People trust the NHS, and its values are protected and will remain so—paid for from general taxation, available to all, free at the point of delivery and based on need rather than the ability to pay. However, a system in which everyone is treated the same is not one that treats everyone as they should be treated. Our doctors and nurses often deliver great care, but the system does not engage and empower them as it should.
On the John Appleby point, does the Secretary of State accept that what he actually said was that the rate of deaths from heart disease would be better in Britain than in France by 2012, on current trends, even though France spends 28% more on its health service? Is not that a ringing endorsement of what is happening now rather than a prescription for blowing up the system as the Secretary of State suggests?

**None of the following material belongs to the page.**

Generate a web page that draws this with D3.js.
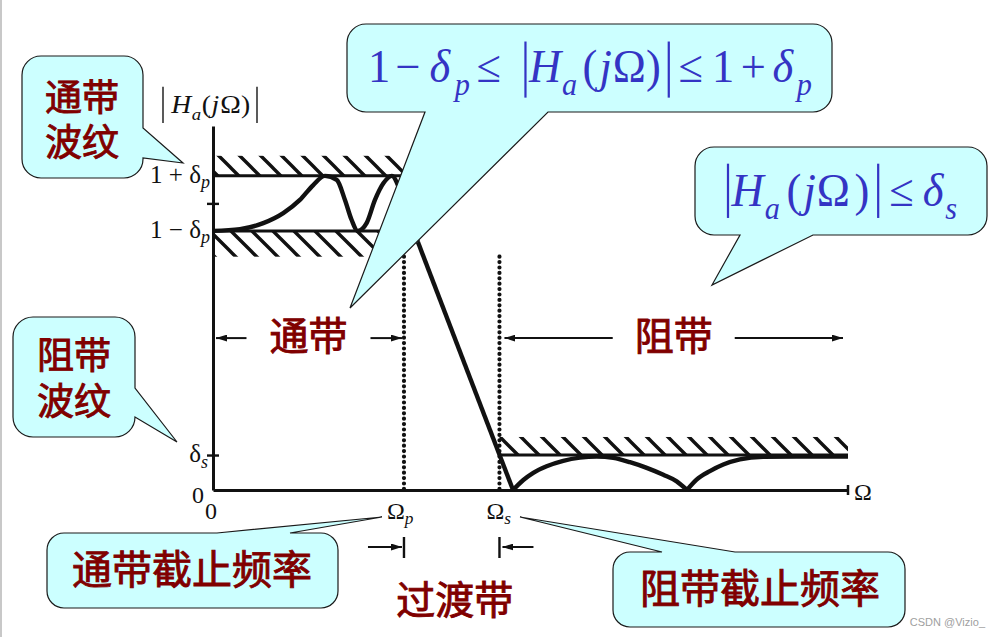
<!DOCTYPE html>
<html>
<head>
<meta charset="utf-8">
<script src="https://cdn.jsdelivr.net/npm/d3@7"></script>
<style>
  body { margin: 0; background: #fff; }
  svg { display: block; }
</style>
</head>
<body>
<svg id="mainsvg" width="1000" height="637"></svg>
<script>
// ---- values (Omega normalised so that Omega_p = 1) ----
const deltaP = 0.096;
const deltaS = 0.122;
const omegaP = 1.0;
const omegaS = 1.5;
const omegaMax = 3.325;
const magTop = 1.27;

// passband ripple
const passOmega = [0, 0.141, 0.263, 0.368, 0.455, 0.525, 0.586, 0.648, 0.691, 0.726, 0.758, 0.805, 0.848, 0.892, 0.936, 0.979, 1.026, 1.073];
const passMag   = [0.904, 0.910, 0.931, 0.966, 1.012, 1.064, 1.096, 1.082, 1.012, 0.942, 0.904, 0.932, 1.012, 1.070, 1.096, 1.047, 0.960, 0.865];
// transition band
const transOmega = [1.073, 1.571];
const transMag   = [0.865, 0];
// stopband lobes
const stop1Omega = [1.571, 1.625, 1.677, 1.747, 1.834, 1.921, 2.009, 2.096, 2.183, 2.271, 2.358, 2.428, 2.482];
const stop1Mag   = [0, 0.035, 0.060, 0.083, 0.102, 0.113, 0.117, 0.112, 0.097, 0.077, 0.053, 0.030, 0];
const stop2Omega = [2.482, 2.532, 2.602, 2.672, 2.759, 2.881, 3.056, 3.325];
const stop2Mag   = [0, 0.036, 0.066, 0.089, 0.107, 0.116, 0.117, 0.117];

// tolerance (hatched) bands: [from, to, low, high]
const hatchFrom = [0, 0, omegaS];
const hatchTo   = [omegaP, omegaP, omegaMax];
const hatchLow  = [1 + deltaP, 1 - deltaP - 0.09, deltaS];
const hatchHigh = [1 + deltaP + 0.07, 1 - deltaP, deltaS + 0.063];

const yTicks = [deltaS, 1];
const dottedTop = 1 - deltaP - 0.09;
const bandLabelMag = 0.53;

const svg = d3.select("#mainsvg");
const maroon = "#800000";
const blue = "#3434c4";
const serif = "'Liberation Serif', 'DejaVu Serif', serif";
const cjk = "'Noto Sans CJK SC', 'Noto Sans', sans-serif";

const x = d3.scaleLinear().domain([0, omegaMax]).range([213, 848]);
const y = d3.scaleLinear().domain([0, magTop]).range([490, 126]);

// left page border
svg.append("line").attr("x1", 1).attr("x2", 1).attr("y1", 0).attr("y2", 637)
  .attr("stroke", "#c8c8c8").attr("stroke-width", 2);

const defs = svg.append("defs");
defs.append("pattern")
  .attr("id", "hatch")
  .attr("patternUnits", "userSpaceOnUse")
  .attr("width", 21).attr("height", 21)
  .append("path")
  .attr("d", "M-2,19 L2,23 M0,0 L21,21 M19,-2 L23,2")
  .attr("stroke", "#111").attr("stroke-width", 3.4);

defs.append("marker")
  .attr("id", "arrowhead")
  .attr("markerUnits", "userSpaceOnUse")
  .attr("markerWidth", 11).attr("markerHeight", 7)
  .attr("refX", 11).attr("refY", 3.5)
  .attr("orient", "auto")
  .append("path")
  .attr("d", "M0,0 L11,3.5 L0,7 Z")
  .style("fill", "#111");

const chart = svg.append("g").attr("id", "chart");

// hatched bands
hatchFrom.forEach((f, i) => {
  chart.append("rect")
    .attr("x", x(f)).attr("width", x(hatchTo[i]) - x(f))
    .attr("y", y(hatchHigh[i])).attr("height", y(hatchLow[i]) - y(hatchHigh[i]))
    .attr("fill", "url(#hatch)");
});

// tolerance lines
[[0, omegaP, 1 + deltaP], [0, omegaP, 1 - deltaP], [omegaS, omegaMax, deltaS]].forEach(d => {
  chart.append("line")
    .attr("x1", x(d[0])).attr("x2", x(d[1]))
    .attr("y1", y(d[2])).attr("y2", y(d[2]))
    .attr("stroke", "#111").attr("stroke-width", 3);
});

// dotted edge lines at Omega_p and Omega_s
[omegaP, omegaS].forEach(o => {
  chart.append("line")
    .attr("x1", x(o)).attr("x2", x(o))
    .attr("y1", y(dottedTop)).attr("y2", y(0))
    .attr("stroke", "#111").attr("stroke-width", 4.2)
    .attr("stroke-linecap", "round")
    .attr("stroke-dasharray", "0 5.4");
});

// axes
const yAxis = chart.append("g")
  .attr("transform", `translate(${x(0)},0)`)
  .call(d3.axisLeft(y).tickValues(yTicks).tickSize(6).tickSizeOuter(0).tickFormat(""));
yAxis.select(".domain").attr("stroke", "#111").attr("stroke-width", 3);
yAxis.selectAll(".tick line").attr("x1", 6).attr("stroke", "#111").attr("stroke-width", 2.4);

const xAxis = chart.append("g")
  .attr("transform", `translate(0,${y(0)})`)
  .call(d3.axisBottom(x).tickValues([]).tickSizeOuter(0));
xAxis.select(".domain").attr("stroke", "#111").attr("stroke-width", 3);
chart.append("line")
  .attr("x1", x(omegaMax)).attr("x2", x(omegaMax))
  .attr("y1", y(0) - 5).attr("y2", y(0) + 5)
  .attr("stroke", "#111").attr("stroke-width", 2.5);

// response curve
const curveLine = (curve) => d3.line()
  .x(d => x(d[0]))
  .y(d => y(d[1]))
  .curve(curve);

const responseParts = [
  [passOmega, passMag, d3.curveMonotoneX],
  [transOmega, transMag, d3.curveLinear],
  [stop1Omega, stop1Mag, d3.curveMonotoneX],
  [stop2Omega, stop2Mag, d3.curveMonotoneX]
];
responseParts.forEach(([om, mag, c]) => {
  chart.append("path")
    .datum(d3.zip(om, mag))
    .attr("d", curveLine(c))
    .attr("fill", "none")
    .attr("stroke", "#111")
    .attr("stroke-width", 4.4)
    .attr("stroke-linejoin", "round");
});

// tick labels
function subLabel(px, py, main, sub, anchor, size) {
  const t = chart.append("text")
    .attr("x", px).attr("y", py)
    .attr("text-anchor", anchor)
    .attr("font-family", serif)
    .attr("font-size", size)
    .attr("fill", "#111");
  t.append("tspan").text(main);
  if (sub) {
    t.append("tspan").attr("font-style", "italic").attr("font-size", size * 0.72).attr("dy", size * 0.22).text(sub);
  }
  return t;
}
subLabel(x(0) - 3, y(1 + deltaP) + 7, "1 + δ", "p", "end", 25);
subLabel(x(0) - 3, y(1 - deltaP) + 7, "1 \u2212 δ", "p", "end", 25);
subLabel(x(0) - 5, y(deltaS) + 7, "δ", "s", "end", 25);
subLabel(x(0) - 9, y(0) + 13, "0", null, "end", 24);
subLabel(x(0) - 2, y(0) + 29, "0", null, "middle", 24);
subLabel(x(omegaP) - 17, y(0) + 29, "Ω", "p", "start", 24);
subLabel(x(omegaS) - 13, y(0) + 29, "Ω", "s", "start", 24);
subLabel(x(omegaMax) + 6, y(0) + 10, "Ω", null, "start", 24);

// laid-out math text, stretched to span [x0, x1]
function drawFormula(g, pieces, size, color, x0, x1, baseline, barTop, barBot) {
  const grp = g.append("g");
  let cx = 0;
  pieces.forEach(p => {
    cx += (p.gap || 0) * size;
    if (p.bar) {
      grp.append("line")
        .attr("x1", cx).attr("x2", cx)
        .attr("y1", -barTop * size).attr("y2", barBot * size)
        .attr("stroke", color).attr("stroke-width", size * 0.05);
      return;
    }
    const fs = p.sub ? size * 0.68 : size;
    const t = grp.append("text")
      .attr("x", cx).attr("y", p.sub ? size * 0.28 : 0)
      .attr("font-family", serif)
      .attr("font-size", fs)
      .attr("font-style", p.it ? "italic" : "normal")
      .attr("fill", color)
      .text(p.t);
    cx += t.node().getComputedTextLength();
  });
  grp.attr("transform", `translate(${x0},${baseline}) scale(${(x1 - x0) / cx},1)`);
}

// y-axis title |Ha(jΩ)|
drawFormula(chart, [
  {bar: true}, {t: "H", it: true, gap: 0.3}, {t: "a", it: true, sub: true, gap: 0.02},
  {t: "(", gap: 0.02}, {t: "j", it: true, gap: 0.02}, {t: "Ω", gap: 0.04}, {t: ")"},
  {bar: true, gap: 0.25}
], 25, "#111", 163, 257, 113, 1.05, 0.4);

// band arrows
function arrow(x1, y1, x2, y2) {
  chart.append("line")
    .attr("x1", x1).attr("y1", y1).attr("x2", x2).attr("y2", y2)
    .attr("stroke", "#111").attr("stroke-width", 2)
    .attr("marker-end", "url(#arrowhead)");
}
const yBand = y(bandLabelMag);
const passMid = (x(0) + x(omegaP)) / 2;
const stopMid = (x(omegaS) + x(omegaMax)) / 2;
arrow(passMid - 62, yBand, x(0) + 3, yBand);
arrow(passMid + 62, yBand, x(omegaP) - 2, yBand);
arrow(stopMid - 61, yBand, x(omegaS) + 5, yBand);
arrow(stopMid + 61, yBand, x(omegaMax) - 5, yBand);

// Chinese labels; several lines go into one text element
function cjkText(g, px, py, lines, size, lineGap) {
  const t = g.append("text")
    .attr("text-anchor", "middle")
    .attr("dominant-baseline", "central")
    .attr("font-family", cjk)
    .attr("font-size", size)
    .attr("fill", maroon)
    .attr("stroke", maroon)
    .attr("stroke-width", 0.9);
  [].concat(lines).forEach((ln, i) => {
    t.append("tspan")
      .attr("x", px)
      .attr("y", py + i * (lineGap || 0))
      .text(ln);
  });
}
cjkText(chart, passMid, yBand - 5, "通带", 39);
cjkText(chart, stopMid, yBand - 5, "阻带", 39);

// transition band marks
const yTrans = 547;
arrow(x(omegaP) - 36, yTrans, x(omegaP) - 2, yTrans);
arrow(x(omegaS) + 34, yTrans, x(omegaS) + 3, yTrans);
[omegaP, omegaS].forEach(o => {
  chart.append("line")
    .attr("x1", x(o)).attr("x2", x(o))
    .attr("y1", yTrans - 10).attr("y2", yTrans + 11)
    .attr("stroke", "#111").attr("stroke-width", 2.4);
});
cjkText(chart, (x(omegaP) + x(omegaS)) / 2 + 3, 597, "过渡带", 39);

// ---- callouts ----
function calloutPath(c) {
  const {x: bx, y: by, w, h, r, side, a, b, tip} = c;
  const p = d3.path();
  p.moveTo(bx + r, by);
  if (side === "top") { p.lineTo(a, by); p.lineTo(tip[0], tip[1]); p.lineTo(b, by); }
  p.lineTo(bx + w - r, by);
  p.arcTo(bx + w, by, bx + w, by + r, r);
  if (side === "right") { p.lineTo(bx + w, a); p.lineTo(tip[0], tip[1]); p.lineTo(bx + w, b); }
  p.lineTo(bx + w, by + h - r);
  p.arcTo(bx + w, by + h, bx + w - r, by + h, r);
  if (side === "bottom") { p.lineTo(b, by + h); p.lineTo(tip[0], tip[1]); p.lineTo(a, by + h); }
  p.lineTo(bx + r, by + h);
  p.arcTo(bx, by + h, bx, by + h - r, r);
  p.lineTo(bx, by + r);
  p.arcTo(bx, by, bx + r, by, r);
  p.closePath();
  return p.toString();
}

const callouts = [
  {x: 22, y: 56, w: 121, h: 122, r: 19, side: "right", a: 128, b: 158, tip: [183, 163]},
  {x: 347, y: 24, w: 485, h: 88, r: 19, side: "bottom", a: 425, b: 548, tip: [350, 308]},
  {x: 695, y: 147, w: 292, h: 88, r: 19, side: "bottom", a: 740, b: 813, tip: [712, 285]},
  {x: 13, y: 317, w: 122, h: 120, r: 20, side: "right", a: 388, b: 417, tip: [177, 442]},
  {x: 47, y: 533, w: 291, h: 75, r: 17, side: "top", a: 217, b: 290, tip: [382, 517]},
  {x: 613, y: 552, w: 292, h: 75, r: 17, side: "top", a: 662, b: 735, tip: [520, 517]}
];
const notes = svg.append("g").attr("id", "callouts");
callouts.forEach(c => {
  notes.append("path")
    .attr("d", calloutPath(c))
    .attr("fill", "#ccffff")
    .attr("stroke", "#1a1a1a")
    .attr("stroke-width", 1.2);
});

cjkText(notes, 82, 95, ["通带", "波纹"], 37, 45);
cjkText(notes, 74, 353, ["阻带", "波纹"], 37, 46);
cjkText(notes, 192, 567, "通带截止频率", 40);
cjkText(notes, 760, 586, "阻带截止频率", 40);

// 1 − δp ≤ |Ha(jΩ)| ≤ 1 + δp
drawFormula(notes, [
  {t: "1"}, {t: "\u2212", gap: 0.12}, {t: "δ", it: true, gap: 0.2}, {t: "p", it: true, sub: true, gap: 0.1},
  {t: "≤", gap: 0.15}, {bar: true, gap: 0.55}, {t: "H", it: true, gap: 0.08}, {t: "a", it: true, sub: true, gap: 0.02},
  {t: "(", gap: 0.12}, {t: "j", it: true, gap: 0.05}, {t: "Ω", gap: 0.02}, {t: ")"},
  {bar: true, gap: 0.18}, {t: "≤", gap: 0.22}, {t: "1", gap: 0.2}, {t: "+", gap: 0.15},
  {t: "δ", it: true, gap: 0.15}, {t: "p", it: true, sub: true, gap: 0.08}
], 46, blue, 368, 812, 82, 0.88, 0.34);

// |Ha(jΩ)| ≤ δs
drawFormula(notes, [
  {bar: true}, {t: "H", it: true, gap: 0.08}, {t: "a", it: true, sub: true, gap: 0.02},
  {t: "(", gap: 0.15}, {t: "j", it: true, gap: 0.05}, {t: "Ω", gap: 0.02}, {t: ")", gap: 0.1},
  {bar: true, gap: 0.2}, {t: "≤", gap: 0.25}, {t: "δ", it: true, gap: 0.2}, {t: "s", it: true, sub: true, gap: 0.04}
], 46, blue, 728, 957, 206, 0.92, 0.26);

// watermark
svg.append("text")
  .attr("x", 985).attr("y", 626)
  .attr("text-anchor", "end")
  .attr("font-family", "'Liberation Sans', Arial, sans-serif")
  .attr("font-size", 11)
  .attr("fill", "#a0a0a0")
  .text("CSDN @Vizio_");
</script>
</body>
</html>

First, I have just answered the point about John Appleby. It is true in a number of respects, as I have made clear, that although there have often been improvements in the NHS, they have not been what they ought to have been. It was a Labour Prime Minister, back in 2001, who said that we must raise resources for the NHS to the European average, but he did not achieve results that compared with the European average.
Let me give the hon. Gentleman some examples. A recent National Audit Office report showed that as many as 600 lives a year could be saved in England if trauma care were managed more effectively. Too often, the latest interventions, which are routine in other countries, take too long to happen here. John Appleby used heart disease to illustrate his point. Primary PCI— percutaneous coronary intervention—using a balloon and stent as a primary intervention to respond to heart attack was proven to be a better first response years ago. I knew that because cardiologists across the country told me so several years ago. I remember a cardiologist at Charing Cross telling me, “I have a Czech registrar working for me who says that in the Czech Republic PCI as a response to a heart attack is routine, but it hardly ever happens in this country.” Since then, it has been better implemented in this country, but that started to happen only when the Department of Health gave permission for its adoption.
The same was true of thrombolysis for stroke. That happened too late in this country, after such changes had taken place in other countries, because health care professionals there were empowered to apply innovation to the best interests of patients earlier.